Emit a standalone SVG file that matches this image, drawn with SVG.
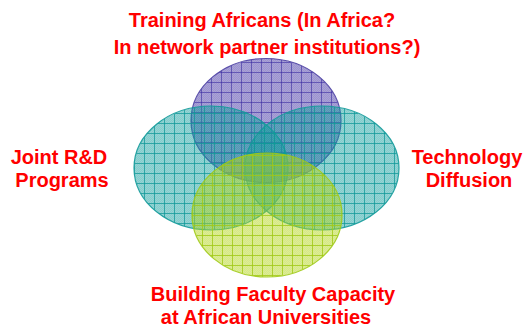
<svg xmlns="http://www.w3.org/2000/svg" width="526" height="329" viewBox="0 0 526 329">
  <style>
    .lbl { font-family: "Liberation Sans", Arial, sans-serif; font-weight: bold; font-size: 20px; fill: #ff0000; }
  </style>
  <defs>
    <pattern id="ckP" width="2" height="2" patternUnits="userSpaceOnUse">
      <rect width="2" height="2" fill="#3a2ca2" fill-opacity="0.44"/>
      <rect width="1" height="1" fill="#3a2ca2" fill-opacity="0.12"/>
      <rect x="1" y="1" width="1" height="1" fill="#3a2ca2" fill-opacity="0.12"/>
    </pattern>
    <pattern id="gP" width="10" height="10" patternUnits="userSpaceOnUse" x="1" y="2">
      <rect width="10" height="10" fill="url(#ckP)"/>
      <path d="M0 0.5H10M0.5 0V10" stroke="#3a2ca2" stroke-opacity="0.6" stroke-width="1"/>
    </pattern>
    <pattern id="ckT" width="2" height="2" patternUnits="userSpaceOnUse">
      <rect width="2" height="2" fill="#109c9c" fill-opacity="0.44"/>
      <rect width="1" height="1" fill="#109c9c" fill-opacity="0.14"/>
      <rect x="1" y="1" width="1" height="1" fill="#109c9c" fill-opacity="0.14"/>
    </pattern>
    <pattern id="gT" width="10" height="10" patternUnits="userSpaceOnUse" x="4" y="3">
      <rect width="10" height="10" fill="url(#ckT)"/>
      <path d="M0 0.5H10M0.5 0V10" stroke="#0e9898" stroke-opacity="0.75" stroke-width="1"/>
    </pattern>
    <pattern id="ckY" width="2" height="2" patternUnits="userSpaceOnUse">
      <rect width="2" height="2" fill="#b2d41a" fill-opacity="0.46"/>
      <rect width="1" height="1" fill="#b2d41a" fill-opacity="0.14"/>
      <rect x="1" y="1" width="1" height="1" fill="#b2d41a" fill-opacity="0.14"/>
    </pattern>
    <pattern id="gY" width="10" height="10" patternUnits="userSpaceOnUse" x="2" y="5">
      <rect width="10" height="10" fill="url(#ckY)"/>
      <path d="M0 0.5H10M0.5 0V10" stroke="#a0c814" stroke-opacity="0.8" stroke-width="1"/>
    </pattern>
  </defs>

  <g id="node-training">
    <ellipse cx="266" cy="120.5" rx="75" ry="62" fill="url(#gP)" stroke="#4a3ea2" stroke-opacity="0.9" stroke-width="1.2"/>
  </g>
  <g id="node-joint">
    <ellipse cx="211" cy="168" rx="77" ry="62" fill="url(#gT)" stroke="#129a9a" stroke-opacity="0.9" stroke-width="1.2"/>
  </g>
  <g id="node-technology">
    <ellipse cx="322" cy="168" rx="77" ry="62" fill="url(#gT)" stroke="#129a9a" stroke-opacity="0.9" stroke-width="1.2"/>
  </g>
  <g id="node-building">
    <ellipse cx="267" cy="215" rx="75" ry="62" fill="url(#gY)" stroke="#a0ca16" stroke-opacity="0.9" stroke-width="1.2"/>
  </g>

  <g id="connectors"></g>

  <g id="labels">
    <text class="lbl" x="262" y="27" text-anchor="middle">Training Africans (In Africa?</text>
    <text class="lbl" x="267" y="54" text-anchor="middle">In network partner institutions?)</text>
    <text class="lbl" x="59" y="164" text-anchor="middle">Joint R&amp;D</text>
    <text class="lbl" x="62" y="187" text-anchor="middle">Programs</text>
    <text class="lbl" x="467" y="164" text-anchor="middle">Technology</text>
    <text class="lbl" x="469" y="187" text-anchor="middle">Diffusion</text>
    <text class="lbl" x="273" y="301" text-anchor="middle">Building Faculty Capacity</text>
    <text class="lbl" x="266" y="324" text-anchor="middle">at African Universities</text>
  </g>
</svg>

# # # #

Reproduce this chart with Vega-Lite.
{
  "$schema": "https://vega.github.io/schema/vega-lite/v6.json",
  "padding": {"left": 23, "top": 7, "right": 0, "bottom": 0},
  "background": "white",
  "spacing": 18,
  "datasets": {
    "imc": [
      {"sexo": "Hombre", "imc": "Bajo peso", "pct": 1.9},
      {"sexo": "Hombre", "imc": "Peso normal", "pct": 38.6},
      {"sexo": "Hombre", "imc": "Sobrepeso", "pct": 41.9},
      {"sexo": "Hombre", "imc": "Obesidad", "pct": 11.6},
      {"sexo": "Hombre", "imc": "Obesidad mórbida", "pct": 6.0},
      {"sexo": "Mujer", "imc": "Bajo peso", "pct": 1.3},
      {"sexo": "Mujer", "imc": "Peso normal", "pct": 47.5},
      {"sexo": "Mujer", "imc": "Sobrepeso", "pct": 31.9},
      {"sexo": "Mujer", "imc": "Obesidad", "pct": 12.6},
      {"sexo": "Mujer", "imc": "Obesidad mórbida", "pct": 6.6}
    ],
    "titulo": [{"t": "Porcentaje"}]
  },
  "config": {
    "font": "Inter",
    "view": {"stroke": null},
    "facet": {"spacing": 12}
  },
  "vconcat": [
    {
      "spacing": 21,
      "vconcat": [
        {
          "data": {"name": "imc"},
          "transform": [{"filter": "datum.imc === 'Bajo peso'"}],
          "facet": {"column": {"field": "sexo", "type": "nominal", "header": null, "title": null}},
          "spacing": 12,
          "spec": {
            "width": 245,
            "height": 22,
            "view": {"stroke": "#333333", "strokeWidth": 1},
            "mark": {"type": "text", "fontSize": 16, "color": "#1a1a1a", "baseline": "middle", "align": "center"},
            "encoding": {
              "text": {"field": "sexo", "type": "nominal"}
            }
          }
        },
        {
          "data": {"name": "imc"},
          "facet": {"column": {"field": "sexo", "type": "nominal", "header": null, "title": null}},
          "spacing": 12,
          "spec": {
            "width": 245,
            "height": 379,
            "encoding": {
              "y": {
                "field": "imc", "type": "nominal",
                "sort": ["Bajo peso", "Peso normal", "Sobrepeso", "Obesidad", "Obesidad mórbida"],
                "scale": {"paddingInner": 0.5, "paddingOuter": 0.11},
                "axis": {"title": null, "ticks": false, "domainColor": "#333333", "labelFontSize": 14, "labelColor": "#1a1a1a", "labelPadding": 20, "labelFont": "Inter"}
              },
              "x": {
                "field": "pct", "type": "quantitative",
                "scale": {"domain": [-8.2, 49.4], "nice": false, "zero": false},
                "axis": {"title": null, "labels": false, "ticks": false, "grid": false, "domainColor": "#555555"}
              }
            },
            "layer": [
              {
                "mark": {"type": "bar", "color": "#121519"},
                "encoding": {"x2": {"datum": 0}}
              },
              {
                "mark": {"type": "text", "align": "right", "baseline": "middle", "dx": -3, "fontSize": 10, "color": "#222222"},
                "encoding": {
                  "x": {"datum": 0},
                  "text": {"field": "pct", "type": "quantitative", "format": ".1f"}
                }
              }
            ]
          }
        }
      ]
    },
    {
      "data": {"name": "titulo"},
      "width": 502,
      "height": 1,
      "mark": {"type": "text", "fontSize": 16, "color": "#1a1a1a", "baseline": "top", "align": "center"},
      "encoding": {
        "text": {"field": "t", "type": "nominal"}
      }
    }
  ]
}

# # # #

WORK TO COMPLETE: Read the data above. Pull out each line in which the string "with" appears.

ANSWER TO THE PROBLEM:
Emit a standalone SVG file that matches this image, drawn with SVG.
Reproduce this chart with Vega-Lite.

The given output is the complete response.